District Cooling System Control for Providing Operating Reserve based on Safe Deep Reinforcement Learning

Abstract: Heating, ventilation, and air conditioning (HVAC) systems are well proved to be capable to provide operating reserve for power systems. As a type of large-capacity and energy-efficient HVAC system (up to 100 MW), district cooling system (DCS) is emerging in modern cities and has huge potential to be regulated as a flexible load. However, strategically controlling a DCS to provide flexibility is challenging, because one DCS services multiple buildings with complex thermal dynamics and uncertain cooling demands.
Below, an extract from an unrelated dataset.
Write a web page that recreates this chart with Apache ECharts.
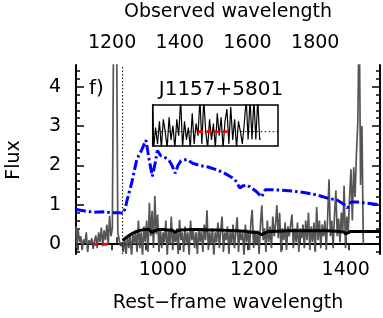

Improper control may lead to significant thermal discomfort and even deteriorate the power system's operation security. To address the above issues, we propose a model-free control strategy based on the deep reinforcement learning (DRL) without the requirement of accurate system model and uncertainty distribution. To avoid damaging "trial & error" actions that may violate the system's operation security during the training process, we further propose a safe layer combined to the DRL to guarantee the satisfaction of critical constraints, forming a safe-DRL scheme. Moreover, after providing operating reserve, DCS increases power and tries to recover all the buildings' temperature back to set values, which may probably cause an instantaneous peak-power rebound and bring a secondary impact on power systems. Therefore, we design a self-adaption reward function within the proposed safe-DRL scheme to constrain the peak-power effectively. Numerical studies based on a realistic DCS demonstrate the effectiveness of the proposed methods.